Margin of Error (E): $E = z_{\alpha/2} \sqrt{\frac{\hat{p}\hat{q}}{n}}$, where $\hat{q} = 1 - \hat{p}$ and $z_{\alpha/2}$ is the critical value from the standard normal distribution.
Example Calculation: For $\hat{p} = 0.44$, $n = 381$, $z_{0.025} = 1.96$:
- $E = 1.96 \sqrt{\frac{0.44 \times 0.56}{381}} \approx 0.05$
- 95% CI: $0.44 \pm 0.05 = (0.39, 0.49)$

Determining Sample Size for Estimating Proportion

To achieve a desired margin of error and confidence level, the required sample size can be calculated using:

Sample Size Formula: $n = \frac{z_{\alpha/2}^2 \hat{p} \hat{q}}{E^2}$
Conservative Estimate: If $\hat{p}$ is unknown, use $\hat{p} = 0.5$ for maximum sample size.
Example: To estimate a proportion with $E = 0.03$ and 95% confidence ($z_{0.025} = 1.96$):
- $n = \frac{(1.96)^2 \times 0.5 \times 0.5}{(0.03)^2} \approx 1067$

Estimating Population Mean (μ)

The sample mean (\bar{x}) is the best point estimate of the population mean (μ). Confidence intervals for the mean depend on whether the population standard deviation (σ) is known.

Known σ: $\bar{x} \pm z_{\alpha/2} \frac{\sigma}{\sqrt{n}}$
Unknown σ: $\bar{x} \pm t_{\alpha/2, df} \frac{s}{\sqrt{n}}$, where s is the sample standard deviation and df is degrees of freedom ($n-1$).
Example: For $\bar{x} = 150$, $s = 15$, $n = 36$, $t_{0.025, 35} \approx 2.03$:
- 95% CI: $150 \pm 2.03 \times \frac{15}{6} = 150 \pm 5.08 = (144.92, 155.08)$

Degrees of Freedom

Degrees of freedom (df) refer to the number of independent values in a calculation.

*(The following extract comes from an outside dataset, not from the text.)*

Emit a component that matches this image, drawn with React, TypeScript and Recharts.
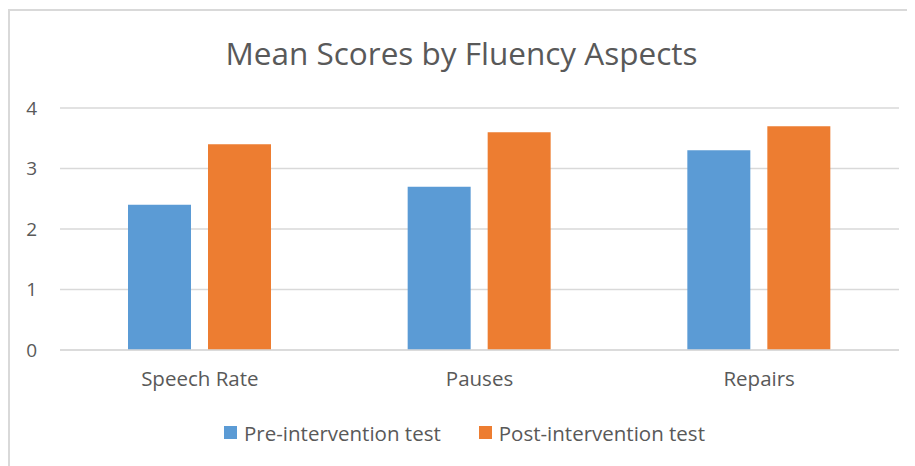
import React from "react";
import { BarChart, Bar, XAxis, YAxis, CartesianGrid, Legend } from "recharts";

const categories = ["Speech Rate", "Pauses", "Repairs"];
const preScores = [2.4, 2.7, 3.3];
const postScores = [3.4, 3.6, 3.7];
const yTicks = [0, 1, 2, 3, 4];
const seriesNames = ["Pre-intervention test", "Post-intervention test"];
const seriesColors = ["#5B9BD5", "#ED7D31"];

const data = categories.map((c, i) => ({ name: c, pre: preScores[i], post: postScores[i] }));

const FONT = "'Open Sans', sans-serif";
const TEXT = "#595959";

const LegendContent = () => (
  <div style={{ display: "flex", justifyContent: "center", alignItems: "center", fontFamily: FONT, fontSize: 20.5, color: TEXT, height: 27, paddingLeft: 22 }}>
    {seriesNames.map((n, i) => (
      <div key={n} style={{ display: "flex", alignItems: "center", marginRight: i === 0 ? 38 : 0 }}>
        <span style={{ display: "inline-block", width: 13, height: 13, background: seriesColors[i], marginRight: 7 }} />
        <span>{n}</span>
      </div>
    ))}
  </div>
);

export default function App() {
  return (
    <div style={{ position: "relative", width: 907, height: 458, overflow: "hidden", background: "#fff" }}>
      <div style={{ position: "absolute", left: 0, top: 1, width: 930, height: 480, border: "2px solid #D9D9D9", boxSizing: "border-box" }} />
      <div style={{ position: "absolute", left: 0, width: 907, top: 25, textAlign: "center", fontFamily: FONT, fontSize: 31.5, color: TEXT, lineHeight: "40px" }}>
        Mean Scores by Fluency Aspects
      </div>
      <div style={{ position: "absolute", left: 0, top: 0 }}>
        <BarChart width={907} height={458} data={data} margin={{ top: 100, right: 16, bottom: 20, left: 0 }} barSize={63} barGap={17}>
          <CartesianGrid vertical={false} stroke="#D9D9D9" strokeWidth={1.5} />
          <XAxis dataKey="name" axisLine={{ stroke: "#D9D9D9", strokeWidth: 1.5 }} tickLine={false} tickSize={0} tickMargin={21} height={69} tick={{ fill: TEXT, fontSize: 20.5, fontFamily: FONT }} />
          <YAxis domain={[0, 4]} ticks={yTicks} axisLine={false} tickLine={false} tickSize={0} tickMargin={23} width={52} tick={{ fill: TEXT, fontSize: 19, fontFamily: FONT }} />
          <Legend verticalAlign="bottom" content={<LegendContent />} />
          <Bar dataKey="pre" name={seriesNames[0]} fill={seriesColors[0]} isAnimationActive={false} />
          <Bar dataKey="post" name={seriesNames[1]} fill={seriesColors[1]} isAnimationActive={false} />
        </BarChart>
      </div>
    </div>
  );
}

For a sample of size n, $df = n - 1$ for estimating the mean.

Importance: Used in t-distribution and chi-square distribution calculations.
Example: For $n = 30$, $df = 29$.

Estimating Population Variance and Standard Deviation

The sample variance (s²) and sample standard deviation (s) are used as point estimates for the population variance (σ²) and standard deviation (σ).

Sample Variance: $s^2 = \frac{\sum (x_i - \bar{x})^2}{n-1}$
Confidence Interval for Variance: $\left( \frac{(n-1)s^2}{\chi^2_{\alpha/2}}, \frac{(n-1)s^2}{\chi^2_{1-\alpha/2}} \right)$, where $\chi^2$ is the chi-square critical value.
Example: For $n = 10$, $s^2 = 1.5$, $\chi^2_{0.025,9} = 19.02$, $\chi^2_{0.975,9} = 2.7$:
- 95% CI: $\left( \frac{9 \times 1.5}{19.02}, \frac{9 \times 1.5}{2.7} \right) = (0.71, 5.0)$

Simulation of Confidence Intervals

Simulations can illustrate the behavior of confidence intervals over repeated samples. For example, generating 1,000 confidence intervals for a mean or proportion shows that approximately 95% of intervals contain the true parameter when using a 95% confidence level.

Application: Used to visualize the reliability of interval estimates.
Interpretation: Not every interval will contain the true parameter, but the proportion matches the confidence level.

Summary Table: Confidence Interval Formulas

Parameter	Point Estimate	Confidence Interval Formula	Distribution
Proportion (p)	$\hat{p}$	$\hat{p} \pm z_{\alpha/2} \sqrt{\frac{\hat{p}\hat{q}}{n}}$	Normal
Mean (μ), σ known	$\bar{x}$	$\bar{x} \pm z_{\alpha/2} \frac{\sigma}{\sqrt{n}}$	Normal
Mean (μ), σ unknown	$\bar{x}$	$\bar{x} \pm t_{\alpha/2, df} \frac{s}{\sqrt{n}}$	t-distribution
Variance (σ²)	$s^2$	$\left( \frac{(n-1)s^2}{\chi^2_{\alpha/2}}, \frac{(n-1)s^2}{\chi^2_{1-\alpha/2}} \right)$	Chi-square

Key Terms and Concepts

Critical Value: The value that separates the rejection region from the non-rejection region in hypothesis testing or confidence interval estimation.
Margin of Error: The maximum likely difference between the sample estimate and the true population parameter.
Confidence Level: The probability that the interval estimate contains the population parameter (commonly 90%, 95%, or 99%).
Degrees of Freedom: Number of independent values in a calculation, typically $n-1$ for a sample mean.

Examples and Applications

Medical Studies: Estimating the proportion of patients with adverse reactions to a drug.
Social Science: Determining if events (e.g., holidays) affect mortality rates using confidence intervals.
Quality Control: Estimating mean and variance of product measurements.

Additional info:

Simulations using software (e.g., StatCrunch) help visualize confidence intervals and their coverage probability.
When the sample size is large, the normal approximation is more accurate for proportions and means.